Silence. L’obscurité n’est agitée que par la gravité du piano et des contrebasses annonçant la reprise de Sorrows of Parting, passage lent et affligé qui rappelle aux héros les sacrifices de leur épopée. Or, le combat est bel et bien gagné, et la musique s’éclaircit peu à peu avec l’entrée du reste de l’orchestre, où le thème principal essaie plusieurs fois de s’inviter, avant d’éclater pour de bon. Place au grand final : la reprise du thème de fin de FFV est une marche triomphale et solennelle, couronnée par une astucieuse reprise de la célèbre fanfare de la série. Tout s’achève dans une ultime ponctuation de Musica Machina, enfin en mode majeur.

La musique est avant tout une joie

Le programme ne serait pas complet sans quelques rappels de bon aloi. Le concerto pour piano de FFIX est ainsi parachevé par un nouvel arrangement pour piano seul de Not Alone par Roger Wanamo, interprété par Mischa Cheung. Comme il se doit, le concert se referme sur le thème de Final Fantasy, lui aussi réorchestré pour l’occasion par Wanamo. D’abord lent et expressif, le morceau s’envole ensuite avec une majesté touchante et un héroïsme spontané.

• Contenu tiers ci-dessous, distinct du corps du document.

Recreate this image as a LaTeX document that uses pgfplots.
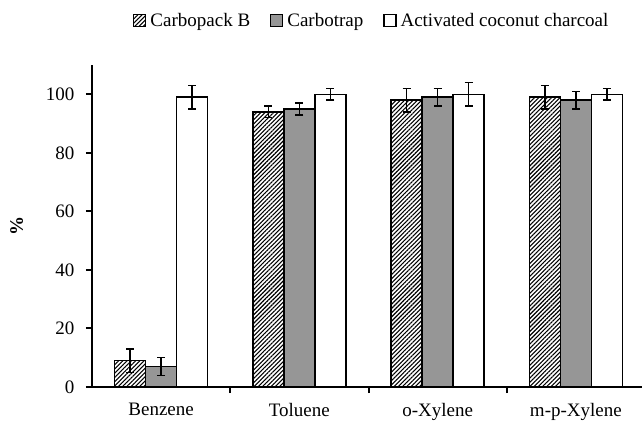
\documentclass[border=0pt]{standalone}
\usepackage{fontspec}
\setmainfont{Liberation Serif}
\usepackage{pgfplots}
\pgfplotsset{compat=1.18}
\usetikzlibrary{patterns.meta}
\definecolor{cgray}{RGB}{150,150,150}
\begin{document}
\fontsize{19}{22}\selectfont
\begin{tikzpicture}
\useasboundingbox (0,0) rectangle (642pt,420pt);
\begin{axis}[
  at={(92pt,33pt)}, anchor=south west,
  scale only axis, width=553pt, height=322pt,
  ybar=0pt, bar width=31pt,
  xmin=-0.5, xmax=3.5, ymin=0, ymax=110,
  axis x line*=bottom, axis y line*=left,
  axis line style={line width=2pt, black},
  ytick={0,20,...,100},
  xtick={0,1,2,3}, xticklabels={Benzene,Toluene,o-Xylene,m-p-Xylene},
  major x tick style={draw=none},
  minor xtick={0.5,1.5,2.5},
  tick align=outside, major tick length=6pt, minor tick length=6pt,
  every tick/.style={line width=2pt, black},
  /pgf/number format/assume math mode=true,
  ticklabel style={font=\fontsize{19}{22}\selectfont},
  yticklabel style={xshift=-5pt},
  xticklabel style={yshift=-4pt},
  ylabel={\textbf{\%}},
  ylabel style={font=\fontsize{19}{22}\selectfont, yshift=10pt},
  legend style={at={(0.506,1.137)}, anchor=center, draw=none, legend columns=3,
    font=\fontsize{19}{22}\selectfont,
    /tikz/every even column/.append style={column sep=18pt},
    /tikz/every odd column/.append style={column sep=2pt}},
  legend image code/.code={\draw[#1, line width=1.2pt] (0pt,-6pt) rectangle (12pt,6pt);},
  error bars/y dir=both, error bars/y explicit,
  error bars/error bar style={line width=1.5pt, black},
  error bars/error mark options={rotate=90, mark size=4pt, line width=1.5pt, black},
]
\addplot[draw=black, line width=1.5pt, pattern={Lines[angle=45,distance=3pt,line width=1.1pt]}]
  coordinates {(0,9) +- (0,4) (1,94) +- (0,2) (2,98) +- (0,4) (3,99) +- (0,4)};
\addplot[draw=black, line width=1.5pt, fill=cgray]
  coordinates {(0,7) +- (0,3) (1,95) +- (0,2) (2,99) +- (0,3) (3,98) +- (0,3)};
\addplot[draw=black, line width=1.5pt, fill=white]
  coordinates {(0,99) +- (0,4) (1,100) +- (0,2) (2,100) +- (0,4) (3,100) +- (0,2)};
\legend{Carbopack B, Carbotrap, Activated coconut charcoal}
\end{axis}
\end{tikzpicture}
\end{document}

Mais c’est bien le premier rappel qui constitue un événement en soi. Tout semble pourtant normal quand Jonne Valtonen propose une reprise de Battle at the Big Bridge – l’air du combat contre Gilgamesh dans FFV, dont la patte de rock progressif donne immanquablement lieu à une transposition orchestrale énergique. Sauf que tout s’interrompt brutalement, alors que le tuba fait sécession et préfère jouer le thème des chocobos, comme ça, seul dans son coin. L’orchestre a beau tenter une diversion, rien n’y fait : on n’est pas mieux qu’à dos de chocobo. Alors pour ne pas froisser le tubiste effronté, mélangeons tout. Et Battle at the Big Bridge de reprendre… avec la mélodie du volatile, le plus naturellement du monde. Un morceau jouissif et extrêmement drôle, qui rappelle que rien n’interdit de s’amuser avec un orchestre !

Encore que, pour ce qui est des rappels essentiels, le plus important est encore celui-ci : la musique est un matériau vivant, et même sans les jeux pour lesquels elle a été écrite, on peut lui faire dire bien des choses mémorables.